Kapolres Ngawi, AKBP Charles Pandapotan Tampubolon, mengungkapkan bahwa pengungkapan kasus ini bermula dari informasi yang diperoleh pihaknya pada hari Rabu, 14 Mei 2025, sekitar pukul 13.00 WIB. Berdasarkan informasi awal tersebut, petugas kemudian melakukan serangkaian penyelidikan mendalam yang akhirnya mengarah pada penangkapan keempat tersangka.
"Kami berhasil mengungkap kasus Tindak Pidana Perdagangan Orang (TPPO) yang terjadi di wilayah Ngawi pada Rabu 14 Mei 2025 sekitar pukul 13.00 WIB. Modus mereka mengadopsi," ujar Kapolres Ngawi AKBP Charles Pandapotan Tampubolon, Sabtu (31/5/2025).
Berdasarkan hasil pemeriksaan sementara, sindikat ini telah beroperasi cukup lama dan berhasil memperdagangkan sedikitnya 10 bayi ke berbagai daerah di Jawa Timur dan DKI Jakarta. Para tersangka memiliki peran masing-masing dalam menjalankan bisnis haram ini.
"Dalam perkara tindak pidana perdagangan orang, para tersangka telah melakukan perdagangan orang berupa bayi, dengan modus untuk adopsi sendiri lebih dari 10 kali di wilayah Jawa Timur dan DKI Jakarta," kata Charles.
Para pelaku menjual bayi-bayi tersebut dengan harga yang bervariasi, namun rata-rata mencapai Rp 15 juta per bayi. Dari hasil penjualan tersebut, para tersangka kemudian membagi keuntungan dengan nominal yang berbeda-beda, sesuai dengan peran dan kontribusi masing-masing.
"Pelaku berinisial SA mendapatkan keuntungan sebesar Rp 4 juta, ZM sebesar Rp 2,5 juta, kemudian R mendapat keuntungan Rp 1 juta, dan SEB mendapat keuntungan Rp 2 juta," kata Charles.
Kasat Reskrim Polres Ngawi, AKP Joshua Peter Krisnawan, menambahkan bahwa pengungkapan kasus ini bermula dari laporan yang diterima pihaknya dari salah seorang perangkat desa di wilayah Bringin. Laporan tersebut kemudian ditindaklanjuti dengan serangkaian penyelidikan intensif hingga akhirnya membuahkan hasil.

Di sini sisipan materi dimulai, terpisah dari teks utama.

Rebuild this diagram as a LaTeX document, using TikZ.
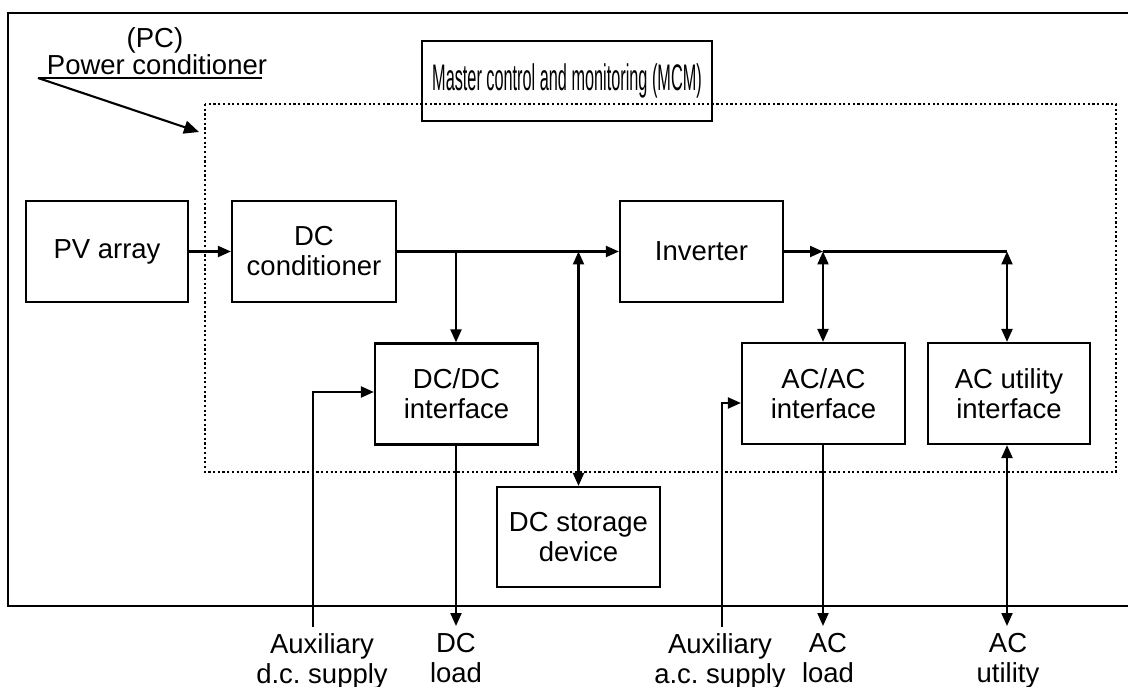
\documentclass[tikz,border=0pt]{standalone}
\usepackage{fontspec}
\setmainfont{Liberation Sans}
\usetikzlibrary{arrows.meta}
\frenchspacing
\begin{document}
\begin{tikzpicture}[x=1pt,y=-1pt,
  every node/.style={font=\fontsize{27.5}{30}\selectfont},
  blk/.style={draw,line width=2.2pt,minimum width=#1,minimum height=101pt,align=center,inner sep=0pt},
  conn/.style={line width=2.1pt},
  tip/.style={-{Triangle[length=13pt,width=11pt]}},
  dtip/.style={{Triangle[length=13pt,width=11pt]}-{Triangle[length=13pt,width=11pt]}},
  lbl/.style={align=center,anchor=north,inner sep=0pt},
  dotbox/.style={line width=2.2pt,dash pattern=on 2.2pt off 2.5pt}]
\useasboundingbox (0,0) rectangle (1128,687);
% outer frame (open at right)
\draw[line width=2.2pt] (1135,13) -- (8,13) -- (8,606) -- (1135,606);
% dotted power conditioner boundary
\draw[dotbox] (205,104) rectangle (1116,472);
% blocks
\node[draw,line width=2.2pt,minimum width=290pt,minimum height=80pt,inner sep=0pt] (mcm) at (567,81)
  {\fontsize{37}{40}\selectfont\scalebox{0.44}[1]{Master control and monitoring (MCM)}};
\node[blk=162pt] (pv) at (107,251.5) {PV array};
\node[blk=164pt] (dcc) at (314,251.5) {DC\\conditioner};
\node[blk=163pt] (inv) at (701.5,251.5) {Inverter};
\node[blk=163pt] (dcdc) at (456.5,394) {DC/DC\\interface};
\node[blk=163pt,minimum height=100pt] (stor) at (578.5,537) {DC storage\\device};
\node[blk=163pt] (acac) at (823.5,393.5) {AC/AC\\interface};
\node[blk=162pt] (acu) at (1009,393.5) {AC utility\\interface};
% PC label
\node[inner sep=0pt] (pc) at (155,40) {(PC)};
\node[inner sep=0pt,anchor=base] (pcname) at (157,75) {Power conditioner};
\coordinate (ulA) at (38,78);
\coordinate (ulB) at (262,78);
\coordinate (pcT) at (199,132);
\draw[conn] (ulA) -- (ulB);
\draw[conn,-{Triangle[length=15pt,width=13pt]}] (ulA) -- (pcT);
% junction coordinates
\coordinate (j1) at (456,251.5);
\coordinate (j2) at (578.5,251.5);
\coordinate (j3) at (823,251.5);
\coordinate (j4) at (1007,251.5);
% main chain
\draw[conn,tip] (pv.east) -- (dcc.west);
\draw[conn,tip] (dcc.east) -- (inv.west);
\draw[conn,tip] (inv.east) -- (j3);
\draw[conn] (j3) -- (j4);
\draw[conn,tip] (j1) -- (dcdc.north -| j1);
\draw[conn,dtip] (j2) -- (stor.north);
\draw[conn,dtip] (j3) -- (acac.north -| j3);
\draw[conn,dtip] (j4) -- (acu.north -| j4);
% outputs
\coordinate (dcl) at (456,626);
\coordinate (acl) at (823,626);
\coordinate (acut) at (1007,626);
\coordinate (auxd) at (313,627);
\coordinate (auxa) at (722,627);
\draw[conn,tip] (dcdc.south -| dcl) -- (dcl);
\draw[conn,tip] (acac.south -| acl) -- (acl);
\draw[conn,dtip] (acu.south -| acut) -- (acut);
\draw[conn,tip] (auxd) |- (dcdc.west |- 0,392);
\draw[conn,tip] (auxa) |- (acac.west |- 0,403);
% bottom labels
\node[lbl] (auxdl) at (322,633) {Auxiliary\\d.c. supply};
\node[lbl] (dcll) at (456,633) {DC\\load};
\node[lbl] (auxal) at (720,633) {Auxiliary\\a.c. supply};
\node[lbl] (acll) at (828,633) {AC\\load};
\node[lbl] (acul) at (1008,633) {AC\\utility};
\end{tikzpicture}
\end{document}
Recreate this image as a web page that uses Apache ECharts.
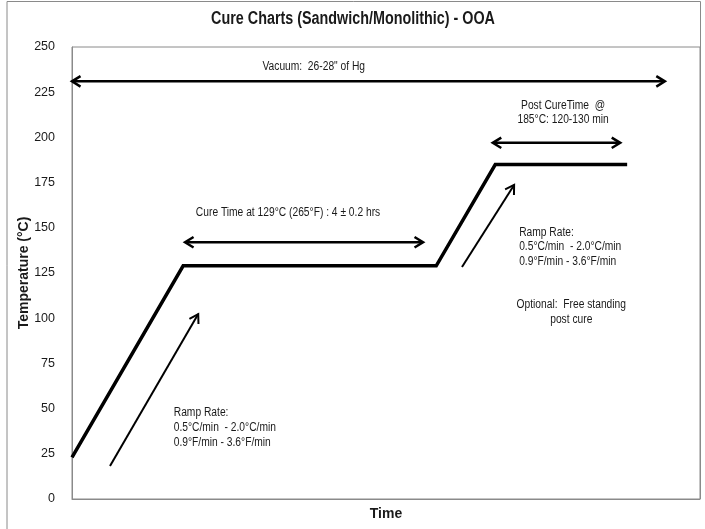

Atas perbuatan mereka, keempat tersangka dijerat dengan Pasal 83 Jo Pasal 76 UU Nomor 23 Tahun 2014 tentang perubahan UU Nomor 23 tahun 2003 tentang Perlindungan Anak atau Pasal 2 ayat (1) Jo Pasal 11 UU Nomor 21 tahun 2007 tentang Tindak Pidana Perdagangan Orang. Mereka terancam hukuman penjara minimal 3 tahun dan maksimal 15 tahun.
"Atas laporan perangkat desa kita ungkap kasus ini. Kemudian untuk ancaman hukuman penjara paling singkat 3 tahun dan paling lama 15 tahun penjara," papar Joshua.
Menurut pengakuan para tersangka, mereka nekat melakukan perdagangan bayi karena terdesak kebutuhan ekonomi. Mereka menjadikan bisnis haram ini sebagai mata pencaharian untuk memenuhi kebutuhan sehari-hari.
"Motif pelaku mendapat keuntungan yang berbeda pula dari hasil penjualan bayi tersebut dan menjadikannya sebagai mata pencaharian," tandas Joshua.